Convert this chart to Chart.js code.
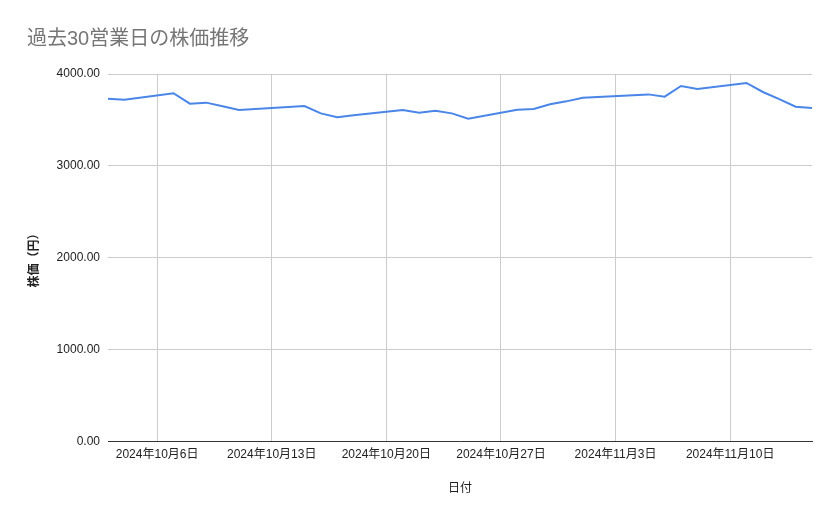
<!DOCTYPE html>
<html>
<head>
<meta charset="utf-8">
<script src="https://cdn.jsdelivr.net/npm/chart.js@4"></script>
<style>
    body { margin: 0; background: #fff; }
    #wrap { width: 839px; height: 519px; }
</style>
</head>
<body>
<div id="wrap"><canvas id="stockChart"></canvas></div>
<script>
// 過去30営業日の終値
const dates = [
    '2024-10-03', '2024-10-04', '2024-10-07', '2024-10-08', '2024-10-09', '2024-10-10', '2024-10-11',
    '2024-10-15', '2024-10-16', '2024-10-17', '2024-10-18',
    '2024-10-21', '2024-10-22', '2024-10-23', '2024-10-24', '2024-10-25',
    '2024-10-28', '2024-10-29', '2024-10-30', '2024-10-31', '2024-11-01',
    '2024-11-05', '2024-11-06', '2024-11-07', '2024-11-08',
    '2024-11-11', '2024-11-12', '2024-11-13', '2024-11-14', '2024-11-15'
];
const prices = [
    3731, 3720, 3790, 3677, 3688, 3648, 3608,
    3651, 3571, 3528, 3550,
    3608, 3579, 3600, 3571, 3513,
    3611, 3618, 3670, 3702, 3742,
    3778, 3753, 3869, 3837,
    3902, 3804, 3727, 3644, 3629
];
const tickDates = ['2024-10-06', '2024-10-13', '2024-10-20', '2024-10-27', '2024-11-03', '2024-11-10'];
const yTicks = [0, 1000, 2000, 3000, 4000];

const FONT = "Arial, 'Liberation Sans', 'Noto Sans CJK JP', sans-serif";

const toDay = (s) => {
    const [y, m, d] = s.split('-').map(Number);
    return Date.UTC(y, m - 1, d) / 86400000;
};
const fmtDay = (v) => {
    const dt = new Date(v * 86400000);
    return `${dt.getUTCFullYear()}年${dt.getUTCMonth() + 1}月${dt.getUTCDate()}日`;
};

const points = dates.map((d, i) => ({ x: toDay(d), y: prices[i] }));

const ctx = document.getElementById('stockChart').getContext('2d');
new Chart(ctx, {
    type: 'line',
    data: {
        datasets: [{
            label: '株価',
            data: points,
            borderColor: '#4a86e8',
            borderWidth: 2,
            pointRadius: 0,
            tension: 0,
            fill: false
        }]
    },
    options: {
        responsive: true,
        maintainAspectRatio: false,
        animation: false,
        layout: {
            padding: { left: 27, right: 27, top: 0, bottom: 15 }
        },
        scales: {
            x: {
                type: 'linear',
                min: toDay(dates[0]),
                max: toDay(dates[dates.length - 1]),
                afterBuildTicks: (scale) => {
                    scale.ticks = tickDates.map(d => ({ value: toDay(d) }));
                },
                ticks: {
                    callback: (value) => fmtDay(value),
                    color: '#222',
                    padding: 6,
                    maxRotation: 0,
                    font: { family: FONT, size: 12 }
                },
                grid: {
                    color: '#cccccc',
                    drawTicks: false
                },
                border: {
                    display: true,
                    color: '#333',
                    width: 1
                },
                title: {
                    display: true,
                    text: '日付',
                    color: '#222',
                    padding: { top: 14, bottom: 8 },
                    font: { family: FONT, size: 12 }
                }
            },
            y: {
                min: 0,
                max: 4000,
                afterBuildTicks: (scale) => {
                    scale.ticks = yTicks.map(v => ({ value: v }));
                },
                afterFit: (scale) => {
                    scale.width = 81;
                },
                ticks: {
                    callback: (value) => value.toFixed(2),
                    color: '#222',
                    padding: 8,
                    font: { family: FONT, size: 12 }
                },
                grid: {
                    color: '#cccccc',
                    drawTicks: false
                },
                border: {
                    display: false
                },
                title: {
                    display: true,
                    text: '株価（円）',
                    color: '#222',
                    padding: { top: 0, bottom: 4 },
                    font: { family: FONT, size: 12, weight: 'bold' }
                }
            }
        },
        plugins: {
            legend: { display: false },
            tooltip: { enabled: false },
            title: {
                display: true,
                text: '過去30営業日の株価推移',
                align: 'start',
                color: '#757575',
                padding: { top: 27, bottom: 23 },
                font: { family: FONT, size: 20, weight: 'normal' }
            }
        }
    }
});
</script>
</body>
</html>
--------------------
→ WRITTEN REQUEST: Copy exactly the lines running from the beginning of the listing through the line that has "Sans', 'Noto Sans". Drop the pictures.

→ EXPECTED ANSWER:
Convert this chart to Chart.js code.
<!DOCTYPE html>
<html>
<head>
<meta charset="utf-8">
<script src="https://cdn.jsdelivr.net/npm/chart.js@4"></script>
<style>
    body { margin: 0; background: #fff; }
    #wrap { width: 839px; height: 519px; }
</style>
</head>
<body>
<div id="wrap"><canvas id="stockChart"></canvas></div>
<script>
// 過去30営業日の終値
const dates = [
    '2024-10-03', '2024-10-04', '2024-10-07', '2024-10-08', '2024-10-09', '2024-10-10', '2024-10-11',
    '2024-10-15', '2024-10-16', '2024-10-17', '2024-10-18',
    '2024-10-21', '2024-10-22', '2024-10-23', '2024-10-24', '2024-10-25',
    '2024-10-28', '2024-10-29', '2024-10-30', '2024-10-31', '2024-11-01',
    '2024-11-05', '2024-11-06', '2024-11-07', '2024-11-08',
    '2024-11-11', '2024-11-12', '2024-11-13', '2024-11-14', '2024-11-15'
];
const prices = [
    3731, 3720, 3790, 3677, 3688, 3648, 3608,
    3651, 3571, 3528, 3550,
    3608, 3579, 3600, 3571, 3513,
    3611, 3618, 3670, 3702, 3742,
    3778, 3753, 3869, 3837,
    3902, 3804, 3727, 3644, 3629
];
const tickDates = ['2024-10-06', '2024-10-13', '2024-10-20', '2024-10-27', '2024-11-03', '2024-11-10'];
const yTicks = [0, 1000, 2000, 3000, 4000];

const FONT = "Arial, 'Liberation Sans', 'Noto Sans CJK JP', sans-serif";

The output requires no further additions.